Pemerkosaan dalam pernikahan

Pemerkosaan dalam pernikahan atau pemerkosaan pasangan adalah tindakan hubungan seksual dengan pasangan tanpa persetujuan pasangan. Kurangnya persetujuan adalah elemen penting dan tidak perlu melibatkan kekerasan fisik. Perkosaan dalam pernikahan dianggap sebagai bentuk kekerasan dalam rumah tangga dan pelecehan seksual. Meskipun, secara historis, hubungan seksual dalam pernikahan dianggap sebagai hak pasangan, melakukan tindakan tanpa persetujuan pasangan sekarang secara luas diklasifikasikan sebagai pemerkosaan oleh banyak masyarakat di seluruh dunia, ditolak oleh konvensi internasional, dan semakin dikriminalisasi.

Sebagian besar negara mengkriminalisasi pemerkosaan dalam pernikahan sejak akhir abad ke-20 dan seterusnya—sangat sedikit sistem hukum yang mengizinkan penuntutan pemerkosaan dalam pernikahan sebelum tahun 1970-an.
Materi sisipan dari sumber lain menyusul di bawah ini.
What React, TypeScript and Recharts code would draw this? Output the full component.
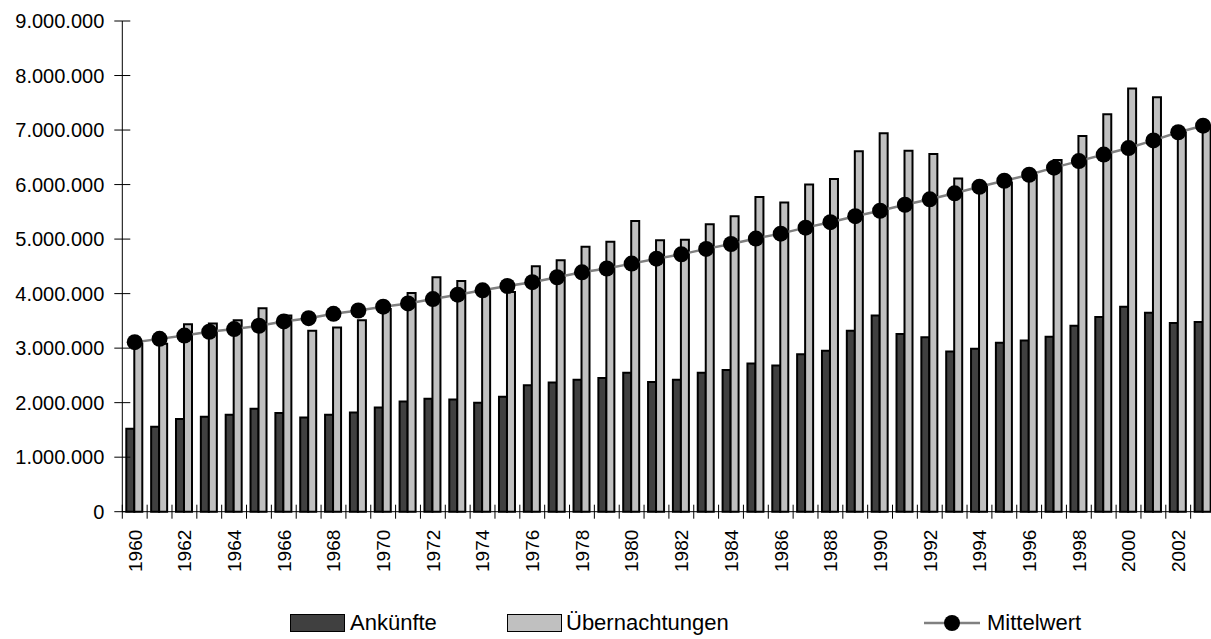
import React from 'react';
import { ComposedChart, Bar, Line, XAxis, YAxis } from 'recharts';

const years = [
  '1960', '1961', '1962', '1963', '1964', '1965', '1966', '1967', '1968', '1969',
  '1970', '1971', '1972', '1973', '1974', '1975', '1976', '1977', '1978', '1979',
  '1980', '1981', '1982', '1983', '1984', '1985', '1986', '1987', '1988', '1989',
  '1990', '1991', '1992', '1993', '1994', '1995', '1996', '1997', '1998', '1999',
  '2000', '2001', '2002', '2003',
];

const ankuenfte = [
  1520000, 1560000, 1700000, 1740000, 1780000, 1890000, 1810000, 1730000, 1780000, 1820000,
  1910000, 2020000, 2070000, 2060000, 2000000, 2110000, 2320000, 2370000, 2420000, 2450000,
  2550000, 2380000, 2420000, 2550000, 2600000, 2720000, 2680000, 2890000, 2950000, 3320000,
  3600000, 3260000, 3200000, 2940000, 2990000, 3100000, 3140000, 3210000, 3410000, 3570000,
  3760000, 3650000, 3460000, 3480000,
];

const uebernachtungen = [
  3080000, 3080000, 3440000, 3450000, 3510000, 3730000, 3600000, 3320000, 3380000, 3510000,
  3720000, 4010000, 4300000, 4230000, 4040000, 4030000, 4500000, 4610000, 4860000, 4950000,
  5330000, 4980000, 4990000, 5270000, 5420000, 5770000, 5670000, 6000000, 6100000, 6610000,
  6940000, 6620000, 6560000, 6110000, 5970000, 6040000, 6170000, 6450000, 6890000, 7290000,
  7760000, 7600000, 6960000, 7060000,
];

const mittelwert = [
  3110000, 3170000, 3230000, 3300000, 3350000, 3410000, 3490000, 3550000, 3630000, 3690000,
  3760000, 3820000, 3900000, 3980000, 4060000, 4140000, 4210000, 4300000, 4390000, 4460000,
  4550000, 4640000, 4720000, 4820000, 4910000, 5010000, 5100000, 5210000, 5310000, 5420000,
  5520000, 5630000, 5730000, 5840000, 5960000, 6070000, 6180000, 6310000, 6430000, 6550000,
  6670000, 6810000, 6960000, 7080000,
];

const yTicks = [0, 1000000, 2000000, 3000000, 4000000, 5000000, 6000000, 7000000, 8000000, 9000000];

const data = years.map((year, i) => ({
  year,
  ankuenfte: ankuenfte[i],
  uebernachtungen: uebernachtungen[i],
  mittelwert: mittelwert[i],
}));

const FONT = '"Liberation Sans", Arial, sans-serif';
const CHART_W = 1240;
const CHART_H = 639;
const MARGIN = { top: 21, right: 24.5, bottom: 97.3, left: 0 };
const Y_AXIS_W = 122.3;
const BAND = (CHART_W - MARGIN.right - Y_AXIS_W) / years.length;

const fmt = (v: number) => String(v).replace(/\B(?=(\d{3})+(?!\d))/g, '.');

const YTick = (props: any) => {
  const { x, y, payload } = props;
  return (
    <g>
      <line x1={x - 8} x2={x + 8} y1={y} y2={y} stroke="#000" strokeWidth={1} />
      <text x={x - 18} y={y} dy="0.36em" textAnchor="end" fontSize={20} fontFamily={FONT} fill="#000">
        {fmt(payload.value)}
      </text>
    </g>
  );
};

const XTick = (props: any) => {
  const { x, y, payload, index } = props;
  const left = x - BAND / 2;
  const right = x + BAND / 2;
  const showLabel = index % 2 === 0;
  return (
    <g>
      <line x1={left} x2={left} y1={y - 7} y2={y + 7} stroke="#000" strokeWidth={1} />
      {index === years.length - 1 && (
        <line x1={right} x2={right} y1={y - 7} y2={y + 7} stroke="#000" strokeWidth={1} />
      )}
      {showLabel && (
        <g transform={`translate(${x},${y + 18}) rotate(-90)`}>
          <text x={0} y={0} dy="0.36em" textAnchor="end" fontSize={19} fontFamily={FONT} fill="#000">
            {payload.value}
          </text>
        </g>
      )}
    </g>
  );
};

const legendText: React.CSSProperties = {
  position: 'absolute',
  top: 610,
  fontFamily: FONT,
  fontSize: 22,
  lineHeight: '26px',
  color: '#000',
  whiteSpace: 'nowrap',
};

export default function App() {
  return (
    <div style={{ position: 'relative', width: 1211, height: 639, overflow: 'hidden', background: '#fff' }}>
      <style>{'body{margin:0;overflow:hidden}'}</style>
      <ComposedChart width={CHART_W} height={CHART_H} data={data} margin={MARGIN} barGap={0}>
        <XAxis
          dataKey="year"
          interval={0}
          height={30}
          tickSize={0}
          tickMargin={0}
          tickLine={false}
          axisLine={{ stroke: '#000', strokeWidth: 1 }}
          tick={<XTick />}
        />
        <YAxis
          width={Y_AXIS_W}
          domain={[0, 9000000]}
          ticks={yTicks}
          interval={0}
          tickSize={0}
          tickMargin={0}
          tickLine={false}
          axisLine={{ stroke: '#000', strokeWidth: 1 }}
          tick={<YTick />}
        />
        <Bar dataKey="ankuenfte" name="Ankünfte" fill="#404040" stroke="#000" strokeWidth={2} barSize={8} isAnimationActive={false} />
        <Bar dataKey="uebernachtungen" name="Übernachtungen" fill="#c0c0c0" stroke="#000" strokeWidth={2} barSize={8} isAnimationActive={false} />
        <Line
          dataKey="mittelwert"
          name="Mittelwert"
          type="linear"
          stroke="#808080"
          strokeWidth={2.5}
          dot={{ r: 8, fill: '#000', stroke: '#000', strokeWidth: 0 }}
          activeDot={false}
          isAnimationActive={false}
        />
      </ComposedChart>

      <div style={{ position: 'absolute', left: 290, top: 614, width: 53, height: 16, background: '#404040', border: '1px solid #000' }} />
      <div style={{ ...legendText, left: 350 }}>Ankünfte</div>

      <div style={{ position: 'absolute', left: 507, top: 614, width: 53, height: 16, background: '#c0c0c0', border: '1px solid #000' }} />
      <div style={{ ...legendText, left: 566 }}>Übernachtungen</div>

      <svg style={{ position: 'absolute', left: 920, top: 610 }} width={64} height={26}>
        <line x1={4} x2={60} y1={13} y2={13} stroke="#808080" strokeWidth={2.5} />
        <circle cx={32} cy={13} r={8} fill="#000" />
      </svg>
      <div style={{ ...legendText, left: 987 }}>Mittelwert</div>
    </div>
  );
}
Kriminalisasi telah terjadi melalui berbagai cara, termasuk penghapusan pengecualian undang-undang dari definisi pemerkosaan, keputusan pengadilan, referensi legislatif eksplisit dalam undang-undang undang-undang yang mencegah penggunaan pernikahan sebagai pembelaan, atau pembuatan pelanggaran khusus pemerkosaan dalam perkawinan. Di banyak negara, masih belum jelas apakah pemerkosaan dalam perkawinan tercakup dalam undang-undang perkosaan biasa, tetapi di beberapa negara hubungan seksual non-konsensual yang melibatkan pemaksaan dapat dituntut di bawah undang-undang umum yang melarang kekerasan, seperti undang-undang penganiayaan.

Masalah dalam menuntut pemerkosaan dalam pernikahan

Kriminalisasi pemerkosaan dalam pernikahan tidak berarti bahwa hukum-hukum ini ditegakkan. Kurangnya kesadaran publik, serta keengganan atau penolakan langsung dari pihak berwenang untuk menuntut adalah hal biasa di seluruh dunia. Misalnya, di Irlandia, di mana pemerkosaan dalam pernikahan dibuat ilegal pada tahun 1990, pada tahun 2016 hanya ada dua orang yang dihukum karena pemerkosaan dalam pernikahan.[1]